Data analysis in Python relies on powerful libraries like Pandas and NumPy to provide essential tools for handling, manipulating, and analyzing data. These libraries are commonly used in data science and machine learning applications.
Data Analysis Libraries in Python
1. Introduction to Pandas
Pandas is a popular data analysis library that provides high-level data structures and functions to make data manipulation easy and intuitive. The two primary data structures in Pandas are:
- Series: A one-dimensional labeled array capable of holding data of any type.
- DataFrame: A two-dimensional labeled data structure with columns, similar to a table in SQL or Excel.
1.1 Working with Series
The Series data structure is essentially a column, but it can hold data of any type. Here’s how to create a basic Series:
import pandas as pd
data = pd.Series([10, 20, 30, 40, 50])
print(data)
This code creates a Series object with five numbers. You can perform indexing, filtering, and other operations on this Series.
1.2 Working with DataFrames
DataFrames are the core data structure of Pandas, representing a table of data with rows and columns. Here’s an example of creating a DataFrame:
import pandas as pd
data = {'Name': ['Alice', 'Bob', 'Charlie'], 'Age': [25, 30, 35]}
df = pd.DataFrame(data)
print(df)
This code creates a DataFrame with columns for names and ages. DataFrames support numerous operations, such as grouping, filtering, and merging.
2. Introduction to NumPy
NumPy (Numerical Python) is a library for numerical computing in Python. It provides the foundation for data manipulation in Python, enabling efficient array computations and various mathematical functions. The main data structure in NumPy is the ndarray (n-dimensional array).
2.1 Creating Arrays
NumPy arrays are similar to lists, but they allow for more efficient numerical operations. Here’s how to create an array:
import numpy as np
array = np.array([1, 2, 3, 4, 5])
print(array)
This code creates a one-dimensional NumPy array. NumPy arrays support broadcasting, element-wise operations, and much more.
2.2 Array Operations
NumPy arrays allow for mathematical operations to be performed across the entire array efficiently. Here’s an example of basic array operations:
import numpy as np
array = np.array([1, 2, 3, 4, 5])
print(array + 5) # Adds 5 to each element
print(array * 2) # Multiplies each element by 2
These operations are vectorized in NumPy, making them significantly faster than equivalent operations with lists.
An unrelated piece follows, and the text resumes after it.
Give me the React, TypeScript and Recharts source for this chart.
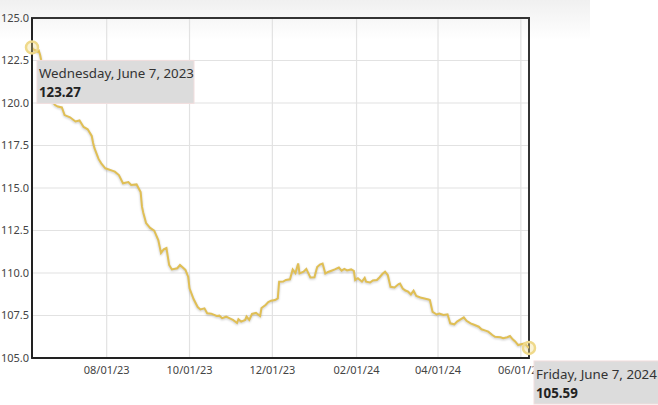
import React from 'react';
import { LineChart, Line, XAxis, YAxis, CartesianGrid, ReferenceDot, ReferenceArea } from 'recharts';

const dates = [
  '2023-06-07','2023-06-08','2023-06-09','2023-06-11','2023-06-12','2023-06-13','2023-06-14','2023-06-15','2023-06-17','2023-06-18',
  '2023-06-21','2023-06-24','2023-06-26','2023-06-29','2023-07-01','2023-07-05','2023-07-09','2023-07-12','2023-07-15','2023-07-18',
  '2023-07-21','2023-07-22','2023-07-23','2023-07-26','2023-07-28','2023-07-31','2023-08-05','2023-08-07','2023-08-10','2023-08-13',
  '2023-08-17','2023-08-19','2023-08-23','2023-08-26','2023-08-27','2023-08-28','2023-08-30','2023-09-02','2023-09-05','2023-09-08',
  '2023-09-10','2023-09-12','2023-09-14','2023-09-16','2023-09-18','2023-09-22','2023-09-24','2023-09-28','2023-09-30','2023-10-01',
  '2023-10-04','2023-10-07','2023-10-09','2023-10-12','2023-10-14','2023-10-17','2023-10-21','2023-10-23','2023-10-25','2023-10-28',
  '2023-10-31','2023-11-02','2023-11-05','2023-11-06','2023-11-08','2023-11-11','2023-11-12','2023-11-14','2023-11-16','2023-11-19',
  '2023-11-22','2023-11-23','2023-11-26','2023-11-28','2023-11-30','2023-12-03','2023-12-05','2023-12-06','2023-12-09','2023-12-11',
  '2023-12-14','2023-12-16','2023-12-18','2023-12-20','2023-12-21','2023-12-24','2023-12-26','2023-12-29','2024-01-01','2024-01-03',
  '2024-01-05','2024-01-07','2024-01-09','2024-01-11','2024-01-14','2024-01-16','2024-01-19','2024-01-21','2024-01-23','2024-01-25',
  '2024-01-28','2024-01-30','2024-01-31','2024-02-02','2024-02-05','2024-02-07','2024-02-08','2024-02-11','2024-02-13','2024-02-16',
  '2024-02-18','2024-02-20','2024-02-22','2024-02-24','2024-02-26','2024-02-29','2024-03-03','2024-03-04','2024-03-06','2024-03-08',
  '2024-03-10','2024-03-12','2024-03-14','2024-03-16','2024-03-19','2024-03-22','2024-03-25','2024-03-26','2024-03-28','2024-03-31',
  '2024-04-02','2024-04-05','2024-04-08','2024-04-10','2024-04-13','2024-04-15','2024-04-17','2024-04-20','2024-04-22','2024-04-25',
  '2024-04-28','2024-05-01','2024-05-03','2024-05-06','2024-05-08','2024-05-11','2024-05-13','2024-05-17','2024-05-19','2024-05-22',
  '2024-05-24','2024-05-26','2024-05-28','2024-05-30','2024-06-02','2024-06-04','2024-06-05','2024-06-07',
];

const values = [
  123.27,123.15,123.12,123.02,123.08,122.82,122.41,121.82,121.06,120.35,
  120.18,119.88,119.79,119.74,119.29,119.16,118.91,118.97,118.59,118.45,
  118.06,117.65,117.34,116.71,116.45,116.16,116.02,115.96,115.76,115.28,
  115.35,115.18,115.21,114.76,113.90,113.53,112.94,112.65,112.49,111.94,
  111.18,111.39,111.47,110.47,110.21,110.28,110.47,110.18,109.78,109.10,
  108.47,108.00,107.86,107.92,107.63,107.61,107.47,107.49,107.34,107.43,
  107.32,107.24,107.06,107.28,107.14,107.24,107.44,107.24,107.59,107.65,
  107.47,107.94,108.12,108.29,108.37,108.41,108.51,109.49,109.50,109.59,
  109.63,110.21,110.00,110.56,109.98,110.08,110.24,109.74,109.75,110.35,
  110.50,110.56,109.97,110.06,110.15,110.21,110.32,110.14,110.24,110.15,
  110.21,110.12,109.59,109.69,109.49,109.71,109.49,109.44,109.56,109.59,
  109.75,109.94,110.08,109.88,109.19,109.15,109.35,109.38,109.09,108.97,
  108.90,108.74,108.96,108.65,108.56,108.50,108.44,108.41,107.71,107.56,
  107.62,107.53,107.57,107.04,106.98,107.14,107.24,107.39,107.19,107.04,
  106.94,106.84,106.69,106.61,106.55,106.35,106.25,106.22,106.16,106.22,
  106.29,106.10,105.96,105.76,105.82,105.86,105.76,105.59,
];

const xTickDates = ['2023-08-01', '2023-10-01', '2023-12-01', '2024-02-01', '2024-04-01', '2024-06-01'];
const yTicks = [105, 107.5, 110, 112.5, 115, 117.5, 120, 122.5, 125];

const toMs = (d: string) => Date.parse(d + 'T00:00:00Z');
const data = dates.map((d, i) => ({ t: toMs(d), v: values[i] }));
const xTicks = xTickDates.map(toMs);
const first = data[0];
const last = data[data.length - 1];

const FONT = '"Noto Sans", "Open Sans", sans-serif';
const LINE_COLOR = '#e0bf55';

const fmtTick = (ms: number) => {
  const d = new Date(ms);
  const mm = String(d.getUTCMonth() + 1).padStart(2, '0');
  const dd = String(d.getUTCDate()).padStart(2, '0');
  const yy = String(d.getUTCFullYear()).slice(2);
  return `${mm}/${dd}/${yy}`;
};

const fmtLong = (ms: number) =>
  new Date(ms).toLocaleDateString('en-US', {
    weekday: 'long', year: 'numeric', month: 'long', day: 'numeric', timeZone: 'UTC',
  });

const makeMarker = (point: { t: number; v: number }) => (props: any) => {
  const { cx, cy } = props;
  if (cx == null || cy == null) return null;
  const bx = cx + 5;
  const by = cy + 13;
  return (
    <g>
      <circle cx={cx} cy={cy} r={6} fill="rgba(240,220,140,0.35)" stroke="#efd98a" strokeWidth={2.5} />
      <rect x={bx} y={by} width={157} height={43} fill="#dcdcdc" stroke="#f2dede" strokeWidth={1} />
      <text x={bx + 2} y={by + 18} fontSize={13.3} fill="#333" fontFamily={FONT}>{fmtLong(point.t)}</text>
      <text x={bx + 2} y={by + 37} fontSize={13.3} fontWeight="bold" fill="#222" fontFamily={FONT}>{point.v.toFixed(2)}</text>
    </g>
  );
};

export default function App() {
  return (
    <div style={{ position: 'absolute', left: 0, top: 0, width: 658, height: 405, background: '#fff' }}>
      <style>{`.shadowline path { filter: drop-shadow(0px 1.5px 1px rgba(0,0,0,0.22)); }`}</style>
      <div style={{ position: 'absolute', left: 0, top: 0, width: 590, height: 40, background: 'linear-gradient(#f0f0f0, #ffffff)' }} />
      <div style={{ position: 'absolute', left: 0, top: 0 }}>
        <LineChart
          width={658}
          height={405}
          data={data}
          margin={{ top: 18, right: 129, bottom: 0, left: 0 }}
          style={{ fontFamily: FONT }}
        >
          <CartesianGrid stroke="#e2e2e2" strokeWidth={1.2} />
          <XAxis
            dataKey="t"
            type="number"
            domain={[first.t, last.t]}
            ticks={xTicks}
            tickFormatter={fmtTick}
            height={47}
            tickSize={0}
            tickMargin={8}
            axisLine={{ stroke: '#222', strokeWidth: 2 }}
            tick={{ fontSize: 11, fill: '#444', fontFamily: FONT }}
            interval={0}
            allowDataOverflow
          />
          <YAxis
            type="number"
            domain={[105, 125]}
            ticks={yTicks}
            tickFormatter={(v: number) => v.toFixed(1)}
            width={32}
            tickSize={0}
            tickMargin={3}
            axisLine={{ stroke: '#222', strokeWidth: 2 }}
            tick={{ fontSize: 11, fill: '#444', fontFamily: FONT }}
            interval={0}
          />
          <ReferenceArea x1={first.t} x2={last.t} y1={105} y2={125} fill="none" stroke="#333" strokeWidth={2} ifOverflow="visible" />
          <Line
            type="linear"
            dataKey="v"
            stroke={LINE_COLOR}
            strokeWidth={2}
            dot={false}
            activeDot={false}
            isAnimationActive={false}
            className="shadowline"
          />
          <ReferenceDot x={first.t} y={first.v} ifOverflow="visible" zIndex={5000} shape={makeMarker(first)} />
          <ReferenceDot x={last.t} y={last.v} ifOverflow="visible" zIndex={5000} shape={makeMarker(last)} />
        </LineChart>
      </div>
    </div>
  );
}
3. Combining Pandas and NumPy
Pandas and NumPy are often used together, with Pandas providing the data handling functionality and NumPy enabling fast numerical computations.
import pandas as pd
import numpy as np
# Creating a DataFrame with NumPy arrays
df = pd.DataFrame({
'A': np.random.rand(5),
'B': np.random.rand(5)
})
print(df)
This code creates a DataFrame with two columns, A and B, populated with random numbers. NumPy functions can be directly applied to DataFrame columns for more complex computations.